Supplied information:
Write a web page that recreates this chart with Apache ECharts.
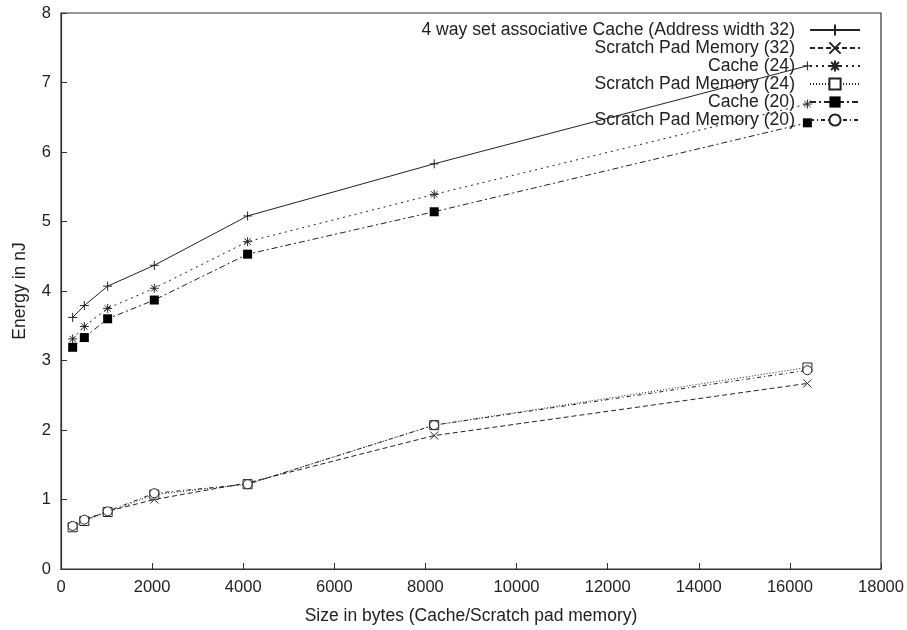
<!DOCTYPE html>
<html>
<head>
<meta charset="utf-8">
<script src="https://cdn.jsdelivr.net/npm/echarts@6/dist/echarts.min.js"></script>
<style>html,body{margin:0;padding:0;background:#fff;}#c{width:907px;height:630px;}</style>
</head>
<body>
<div id="c"></div>
<script>
const sizes = [256, 512, 1024, 2048, 4096, 8192, 16384];
const seriesNames = [
  '4 way set associative Cache (Address width 32)',
  'Scratch Pad Memory (32)',
  'Cache (24)',
  'Scratch Pad Memory (24)',
  'Cache (20)',
  'Scratch Pad Memory (20)'
];
const cache32 = [3.62, 3.79, 4.07, 4.37, 5.08, 5.83, 7.24];
const spm32   = [0.62, 0.70, 0.83, 1.00, 1.24, 1.92, 2.67];
const cache24 = [3.31, 3.49, 3.75, 4.04, 4.71, 5.39, 6.69];
const spm24   = [0.60, 0.69, 0.82, 1.07, 1.22, 2.07, 2.90];
const cache20 = [3.19, 3.33, 3.60, 3.87, 4.53, 5.14, 6.42];
const spm20   = [0.62, 0.71, 0.83, 1.09, 1.22, 2.07, 2.86];
const xTicks = [0, 2000, 4000, 6000, 8000, 10000, 12000, 14000, 16000, 18000];
const yTicks = [0, 1, 2, 3, 4, 5, 6, 7, 8];

const INK = '#222';
const FONT = 'Liberation Sans, Arial, sans-serif';
const PLUS = 'path://M5,0V10M0,5H10';
const CROSS = 'path://M0,0L10,10M10,0L0,10';
const STAR = 'path://M5,0V10M0,5H10M1.5,1.5L8.5,8.5M8.5,1.5L1.5,8.5';

function mk(name, vals, symbol, size, dash, filled) {
  return {
    name: name,
    type: 'line',
    data: sizes.map((s, i) => [s, vals[i]]),
    symbol: symbol,
    symbolSize: size,
    showAllSymbol: true,
    lineStyle: { color: INK, width: 1, type: dash },
    itemStyle: filled === 'fill'
      ? { color: '#000', borderColor: '#000', borderWidth: 0 }
      : filled === 'empty'
        ? { color: '#fff', borderColor: INK, borderWidth: 1 }
        : { color: INK, borderColor: INK, borderWidth: 1 },
    emphasis: { disabled: true },
    animation: false
  };
}

const series = [
  mk(seriesNames[0], cache32, PLUS, 9, 'solid', 'stroke'),
  mk(seriesNames[1], spm32, CROSS, 8, [5, 3], 'stroke'),
  mk(seriesNames[2], cache24, STAR, 9, [2, 4], 'stroke'),
  mk(seriesNames[3], spm24, 'rect', 9, [1, 2], 'empty'),
  mk(seriesNames[4], cache20, 'rect', 9, [6, 3, 2, 3], 'fill'),
  mk(seriesNames[5], spm20, 'circle', 9, [4, 3, 1, 3], 'empty')
];

const chart = echarts.init(document.getElementById('c'), null, { renderer: 'canvas' });
chart.setOption({
  backgroundColor: '#fff',
  animation: false,
  textStyle: { fontFamily: FONT },
  grid: { left: 61, right: 26, top: 13, bottom: 56, show: true, borderColor: '#333', borderWidth: 1.2, containLabel: false },
  legend: {
    data: seriesNames,
    orient: 'vertical',
    right: 41,
    top: 16,
    align: 'right',
    itemWidth: 50,
    itemHeight: 14,
    itemGap: 0,
    selectedMode: false,
    textStyle: { fontSize: 17.6, lineHeight: 17, color: INK, fontFamily: FONT, padding: [0, 10, 0, 0] }
  },
  xAxis: {
    type: 'value',
    min: xTicks[0],
    max: xTicks[xTicks.length - 1],
    interval: 2000,
    name: 'Size in bytes (Cache/Scratch pad memory)',
    nameLocation: 'middle',
    nameGap: 38,
    nameTextStyle: { fontSize: 17.5, color: INK, fontFamily: FONT },
    axisLine: { show: true, lineStyle: { color: '#333', width: 1.2 } },
    axisTick: { show: true, inside: true, length: 6, lineStyle: { color: '#333' } },
    axisLabel: { fontSize: 16.5, color: INK, margin: 10, fontFamily: FONT, formatter: v => String(v) },
    splitLine: { show: false }
  },
  yAxis: {
    type: 'value',
    min: yTicks[0],
    max: yTicks[yTicks.length - 1],
    interval: 1,
    name: 'Energy in nJ',
    nameLocation: 'middle',
    nameGap: 32,
    nameRotate: 90,
    nameTextStyle: { fontSize: 17.5, color: INK, fontFamily: FONT },
    axisLine: { show: true, lineStyle: { color: '#333', width: 1.2 } },
    axisTick: { show: true, inside: true, length: 6, lineStyle: { color: '#333' } },
    axisLabel: { fontSize: 16.5, color: INK, margin: 10, fontFamily: FONT, formatter: v => String(v) },
    splitLine: { show: false }
  },
  series: series
});
</script>
</body>
</html>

Job: Output a faithful copy of the data, with each picture left out.

Task result:
Write a web page that recreates this chart with Apache ECharts.
<!DOCTYPE html>
<html>
<head>
<meta charset="utf-8">
<script src="https://cdn.jsdelivr.net/npm/echarts@6/dist/echarts.min.js"></script>
<style>html,body{margin:0;padding:0;background:#fff;}#c{width:907px;height:630px;}</style>
</head>
<body>
<div id="c"></div>
<script>
const sizes = [256, 512, 1024, 2048, 4096, 8192, 16384];
const seriesNames = [
  '4 way set associative Cache (Address width 32)',
  'Scratch Pad Memory (32)',
  'Cache (24)',
  'Scratch Pad Memory (24)',
  'Cache (20)',
  'Scratch Pad Memory (20)'
];
const cache32 = [3.62, 3.79, 4.07, 4.37, 5.08, 5.83, 7.24];
const spm32   = [0.62, 0.70, 0.83, 1.00, 1.24, 1.92, 2.67];
const cache24 = [3.31, 3.49, 3.75, 4.04, 4.71, 5.39, 6.69];
const spm24   = [0.60, 0.69, 0.82, 1.07, 1.22, 2.07, 2.90];
const cache20 = [3.19, 3.33, 3.60, 3.87, 4.53, 5.14, 6.42];
const spm20   = [0.62, 0.71, 0.83, 1.09, 1.22, 2.07, 2.86];
const xTicks = [0, 2000, 4000, 6000, 8000, 10000, 12000, 14000, 16000, 18000];
const yTicks = [0, 1, 2, 3, 4, 5, 6, 7, 8];

const INK = '#222';
const FONT = 'Liberation Sans, Arial, sans-serif';
const PLUS = 'path://M5,0V10M0,5H10';
const CROSS = 'path://M0,0L10,10M10,0L0,10';
const STAR = 'path://M5,0V10M0,5H10M1.5,1.5L8.5,8.5M8.5,1.5L1.5,8.5';

function mk(name, vals, symbol, size, dash, filled) {
  return {
    name: name,
    type: 'line',
    data: sizes.map((s, i) => [s, vals[i]]),
    symbol: symbol,
    symbolSize: size,
    showAllSymbol: true,
    lineStyle: { color: INK, width: 1, type: dash },
    itemStyle: filled === 'fill'
      ? { color: '#000', borderColor: '#000', borderWidth: 0 }
      : filled === 'empty'
        ? { color: '#fff', borderColor: INK, borderWidth: 1 }
        : { color: INK, borderColor: INK, borderWidth: 1 },
    emphasis: { disabled: true },
    animation: false
  };
}

const series = [
  mk(seriesNames[0], cache32, PLUS, 9, 'solid', 'stroke'),
  mk(seriesNames[1], spm32, CROSS, 8, [5, 3], 'stroke'),
  mk(seriesNames[2], cache24, STAR, 9, [2, 4], 'stroke'),
  mk(seriesNames[3], spm24, 'rect', 9, [1, 2], 'empty'),
  mk(seriesNames[4], cache20, 'rect', 9, [6, 3, 2, 3], 'fill'),
  mk(seriesNames[5], spm20, 'circle', 9, [4, 3, 1, 3], 'empty')
];

const chart = echarts.init(document.getElementById('c'), null, { renderer: 'canvas' });
chart.setOption({
  backgroundColor: '#fff',
  animation: false,
  textStyle: { fontFamily: FONT },
  grid: { left: 61, right: 26, top: 13, bottom: 56, show: true, borderColor: '#333', borderWidth: 1.2, containLabel: false },
  legend: {
    data: seriesNames,
    orient: 'vertical',
    right: 41,
    top: 16,
    align: 'right',
    itemWidth: 50,
    itemHeight: 14,
    itemGap: 0,
    selectedMode: false,
    textStyle: { fontSize: 17.6, lineHeight: 17, color: INK, fontFamily: FONT, padding: [0, 10, 0, 0] }
  },
  xAxis: {
    type: 'value',
    min: xTicks[0],
    max: xTicks[xTicks.length - 1],
    interval: 2000,
    name: 'Size in bytes (Cache/Scratch pad memory)',
    nameLocation: 'middle',
    nameGap: 38,
    nameTextStyle: { fontSize: 17.5, color: INK, fontFamily: FONT },
    axisLine: { show: true, lineStyle: { color: '#333', width: 1.2 } },
    axisTick: { show: true, inside: true, length: 6, lineStyle: { color: '#333' } },
    axisLabel: { fontSize: 16.5, color: INK, margin: 10, fontFamily: FONT, formatter: v => String(v) },
    splitLine: { show: false }
  },
  yAxis: {
    type: 'value',
    min: yTicks[0],
    max: yTicks[yTicks.length - 1],
    interval: 1,
    name: 'Energy in nJ',
    nameLocation: 'middle',
    nameGap: 32,
    nameRotate: 90,
    nameTextStyle: { fontSize: 17.5, color: INK, fontFamily: FONT },
    axisLine: { show: true, lineStyle: { color: '#333', width: 1.2 } },
    axisTick: { show: true, inside: true, length: 6, lineStyle: { color: '#333' } },
    axisLabel: { fontSize: 16.5, color: INK, margin: 10, fontFamily: FONT, formatter: v => String(v) },
    splitLine: { show: false }
  },
  series: series
});
</script>
</body>
</html>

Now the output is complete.